Quite, but the point is that we are dealing with Section 55 (2) and it has nothing to do with the qualifications of the directors; it simply states what was decided when this House was dealing with the Bill.

And I am deriding Deputy Ó Briain because he is going to make himself responsible for a proviso in this amendment founded on his knowledge that the directors of the corporation do not know enough Irish and will not know enough Irish to entitle them to examine the most junior clerk and, therefore, we must bring in the commissioners for consultation because no one of the directors is competent to conduct the examination. The poor man's son must go to England because he does not know Irish, but the director who does not know Irish can consult the commissioners. Should not Deputies opposite be ashamed of themselves; should they not be humiliated to think that they can be flogged through the Lobby for that kind of thing?

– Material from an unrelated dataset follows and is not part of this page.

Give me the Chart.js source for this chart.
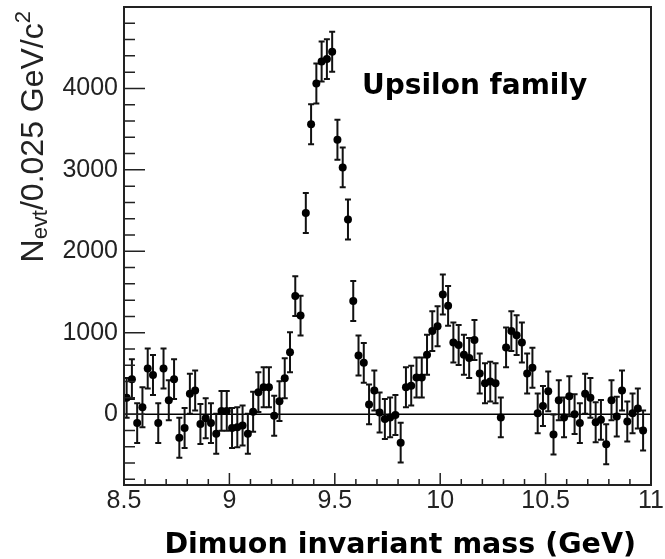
<!DOCTYPE html>
<html>
<head>
<meta charset="utf-8">
<script src="https://cdn.jsdelivr.net/npm/chart.js@4/dist/chart.umd.min.js"></script>
<style>
    html, body { margin: 0; padding: 0; background: #fff; }
    #wrap { width: 665px; height: 559px; }
</style>
</head>
<body>
<div id="wrap"><canvas id="chart" width="665" height="559"></canvas></div>
<script>
// Binning: 0.025 GeV per bin, starting at 8.5 GeV
const massMin = 8.5;
const binWidth = 0.025;

// Events per bin (background subtracted)
const counts8p5 = [200, 430, -110, 85, 560, 480, -110, 560, 170, 430,
                   -290, -170, 250, 290, -120, -50, -110, -240, 40, 40,
                   -170, -160, -140, -240, 30];
const counts9p1 = [270, 330, 330, -20, 160, 440, 760, 1450, 1210, 2470,
                   3560, 4060, 4330, 4360, 4450, 3370, 3030, 2390, 1390, 720,
                   630, 120, 290, 20, -60];
const counts9p75 = [-40, -10, -350, 330, 350, 450, 450, 730, 1020, 1080,
                    1470, 1330, 880, 850, 730, 690, 910, 500, 380, 400,
                    380, -40, 820, 1020, 970];
const counts10p4 = [880, 500, 570, 10, 100, 280, -250, 170, -40, 220,
                    0, -110, 250, 200, -100, -70, -370, 170, -30, 290,
                    -90, 10, 70, -200, null];
const errHalf = 245;

const xTickLabels = ['8.5', '9', '9.5', '10', '10.5', '11'];
const yTickLabels = ['0', '1000', '2000', '3000', '4000'];

const counts = [...counts8p5, ...counts9p1, ...counts9p75, ...counts10p4];
const points = counts.map((c, i) => ({ x: massMin + (i + 0.5) * binWidth, y: c }));

const rootStyle = {
    id: 'rootStyle',
    beforeDatasetsDraw(chart) {
        const { ctx, chartArea: a, scales: { x, y } } = chart;
        ctx.save();
        ctx.beginPath();
        ctx.rect(a.left, a.top, a.right - a.left, a.bottom - a.top);
        ctx.clip();
        // zero line
        const y0 = y.getPixelForValue(0);
        ctx.strokeStyle = '#000';
        ctx.lineWidth = 1.5;
        ctx.beginPath();
        ctx.moveTo(a.left, y0);
        ctx.lineTo(a.right, y0);
        ctx.stroke();
        // error bars
        ctx.lineWidth = 2;
        ctx.strokeStyle = '#111';
        points.forEach(p => {
            if (p.y == null) return;
            const px = x.getPixelForValue(p.x);
            const hi = y.getPixelForValue(p.y + errHalf);
            const lo = y.getPixelForValue(p.y - errHalf);
            ctx.beginPath();
            ctx.moveTo(px, hi); ctx.lineTo(px, lo);
            ctx.moveTo(px - 3, hi); ctx.lineTo(px + 3, hi);
            ctx.moveTo(px - 3, lo); ctx.lineTo(px + 3, lo);
            ctx.stroke();
        });
        ctx.restore();
    },
    afterDraw(chart) {
        const { ctx, chartArea: a, scales: { x, y } } = chart;
        ctx.save();
        // frame
        ctx.strokeStyle = '#222';
        ctx.lineWidth = 2;
        ctx.strokeRect(a.left, a.top, a.right - a.left, a.bottom - a.top);
        // inside ticks
        ctx.lineWidth = 1.5;
        ctx.beginPath();
        for (let k = -4; k <= 25; k++) {
            const v = k * 200;
            const py = y.getPixelForValue(v);
            if (py < a.top || py > a.bottom) continue;
            const len = (v % 1000 === 0) ? 21 : 11;
            ctx.moveTo(a.left, py);
            ctx.lineTo(a.left + len, py);
        }
        for (let k = 85; k <= 110; k++) {
            const px = x.getPixelForValue(k / 10);
            const len = (k % 5 === 0) ? 12 : 6;
            ctx.moveTo(px, a.bottom);
            ctx.lineTo(px, a.bottom - len);
        }
        ctx.stroke();

        ctx.fillStyle = '#000';
        // x title
        ctx.font = 'bold 28.5px "DejaVu Sans"';
        ctx.textAlign = 'right';
        ctx.textBaseline = 'alphabetic';
        ctx.fillText('Dimuon invariant mass (GeV)', 636, 553);

        // label inside the plot
        ctx.textAlign = 'left';
        ctx.font = 'bold 28px "DejaVu Sans"';
        ctx.fillText('Upsilon family', 362, 94);

        // y title with sub/superscript
        const big = '32px "Liberation Sans"';
        const small = '22px "Liberation Sans"';
        const parts = [
            { t: 'N', f: big, dy: 0 },
            { t: 'evt', f: small, dy: 4 },
            { t: '/0.025 GeV/c', f: big, dy: 0 },
            { t: '2', f: small, dy: -13 }
        ];
        let total = 0;
        parts.forEach(p => { ctx.font = p.f; p.w = ctx.measureText(p.t).width; total += p.w; });
        ctx.translate(43, 11 + total);
        ctx.rotate(-Math.PI / 2);
        ctx.fillStyle = '#222';
        let cx = 0;
        parts.forEach(p => {
            ctx.font = p.f;
            ctx.fillText(p.t, cx, p.dy);
            cx += p.w;
        });
        ctx.restore();
    }
};

new Chart(document.getElementById('chart'), {
    type: 'scatter',
    data: {
        datasets: [{
            data: points,
            pointRadius: 4,
            pointHoverRadius: 4,
            pointBackgroundColor: '#000',
            pointBorderWidth: 0,
            showLine: false
        }]
    },
    options: {
        responsive: false,
        animation: false,
        events: [],
        layout: { padding: { top: 7, right: 14, left: 0, bottom: 0 } },
        plugins: { legend: { display: false }, tooltip: { enabled: false } },
        scales: {
            x: {
                type: 'linear',
                min: 8.5,
                max: 11,
                afterBuildTicks: s => { s.ticks = xTickLabels.map(t => ({ value: Number(t) })); },
                afterFit: s => { s.height = 74; s.paddingLeft = 0; s.paddingRight = 0; },
                grid: { display: false, drawTicks: false },
                border: { display: false },
                ticks: {
                    padding: 1,
                    color: '#222',
                    font: { family: '"Liberation Sans"', size: 25 },
                    callback: v => xTickLabels.find(t => Number(t) === v) || ''
                }
            },
            y: {
                min: -870,
                max: 5000,
                afterBuildTicks: s => { s.ticks = yTickLabels.map(t => ({ value: Number(t) })); },
                afterFit: s => { s.width = 124; s.paddingTop = 0; s.paddingBottom = 0; },
                grid: { display: false, drawTicks: false },
                border: { display: false },
                ticks: {
                    padding: 6,
                    color: '#222',
                    font: { family: '"Liberation Sans"', size: 25 },
                    callback: v => yTickLabels.find(t => Number(t) === v) || ''
                }
            }
        }
    },
    plugins: [rootStyle]
});
</script>
</body>
</html>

I want the Deputy to realise that it was decided by the House that the clerical staff must know Irish. It was proposed in the House that the directors should, but that did not get through. That matter has been decided. In dealing with an amendment from the Seanad, this Committee is confined to that amendment—whether or not the commissioners should be consulted about seeing what amount of Irish the candidates know. Its having been decided that they must know Irish, I fail to see how the directors come in.

Is it not the directors who get the benefit of the consultation? The directors have announced in advance: "We do not know an iota of Irish", and Deputy Ó Briain's remedy for that is to bring in the commissioners. Now he is off like a lamplighter.

This amendment has not been submitted by Deputy Ó Briain.

I have always regarded the Deputy as the archangel in this House, always anxious to rise like the archangel with the flaming sword if anyone calls him Deputy O'Brien. It jars on his ear. He is gone off now in his chariot of fire down the stairs because he does not like to look at himself in the rôle he is now called upon to play.

I think you are most offensive.

There you are. Have I said a single word of a rude or of a crude character except to describe in detail the things that the leaders of that Party are asking their followers to do? I agree with Deputy Loughman that it is offensive to ask them to do it. I am ashamed that leaders in this House should ask their followers to do such a thing.

They do not ask us; we make up our own minds.

When I refer to their action in that connection I am told I am offensive. A cold, detached analysis of what they are about to do is described by Deputy Loughman as grossly offensive.

You stated that we were flogged through these Lobbies and I think we have every right to object.

If that word jars upon the Deputy's ear I shall be very glad to substitute the word "induced" or "persuaded".

The Deputy should not try to read our minds; we can make up our own minds without Deputy Dillon's assistance.

Then this spontaneous rising of the Fianna Fáil Party to sweep through the Lobby in noble array——

The Opposition seem to do the same thing.

——is something I hope they will enjoy. I trust it will not grate unduly on Deputy Loughman's sensibility if I say that, noble as they feel themselves to be, they do not look very noble.

Question put.
The Committee divided:—Tá: 47; Níl: 27.

  • Aiken, Frank.
  • Bartley, Gerald.
  • Beegan, Patrick.
  • Blaney, Neal.
  • Boland, Gerald.
  • Bourke, Dan.
  • Brady, Seán.
  • Breathnach, Cormac.
  • Breen, Daniel.
  • Brennan, Thomas.
  • Breslin, Cormac.
  • Briscoe, Robert.
  • Buckley, Seán.
  • Burke, Patrick (County Dublin).
  • Colley, Harry.
  • Crowley, Honor Mary.
  • Derrig, Thomas.
  • De Valera Vivion.
  • Fogarty, Andrew.
  • Furlong, Walter.
  • Gorry, Patrick J.
  • Harris, Thomas.
  • Hilliard, Michael.
  • Kennedy, Michael J.
  • Kilroy, James.
  • Kissane, Eamon.
  • Lemass, Seán F.
  • Little, Patrick J.
  • Loughman, Frank.
  • McCarthy, Seán.
  • MacEntee, Seán.
  • McGrath, Patrick.
  • O Briain, Donnchadh.
  • O'Grady, Seán.
  • O'Reilly, Matthew.
  • O'Rourke, Daniel.
  • O'Sullivan, Ted.
  • Rice, Bridget M.
  • Ruttledge, Patrick J.
  • Ryan, James.
  • Ryan, Mary B.
  • Ryan, Robert.
  • Sheridan, Michael.
  • Smith, Patrick.
  • Ua Donnchadha, Dómhnall.
  • Walsh, Laurence.
  • Walsh, Richard.


  • Bennett, George C.
  • Coburn, James.
  • Cogan, Patrick.
  • Coogan, Eamonn.
  • Corish, Brendan.
  • Cosgrave, Liam.
  • Dillon, James M.
  • Dockrell, Henry M.
  • Donnellan, Michael.
  • Doyle, Peadar S.
  • Everett, James.
  • Fagan, Charles.
  • Finucane, Patrick.
  • Giles, Patrick.
  • Halliden, Patrick J.
  • Heskin, Denis.
  • Hughes, James.
  • Keating, John.
  • Keyes, Michael.
  • McFadden, Michael Og.
  • McMenamin, Daniel.
  • Mulcahy, Richard.
  • Murphy, Timothy J.
  • O'Driscoll, Patrick F.
  • O'Leary, John.
  • O'Reilly, Thomas.
  • Reidy, James.
Tellers:—Tá: Deputies Kissane and Kennedy; Níl: Deputies Dillon and Bennett.
Question declared carried.
Agreement with amendments Nos. 1 to 7, inclusive, reported.
Report agreed to; Seanad Éireann to be notified accordingly.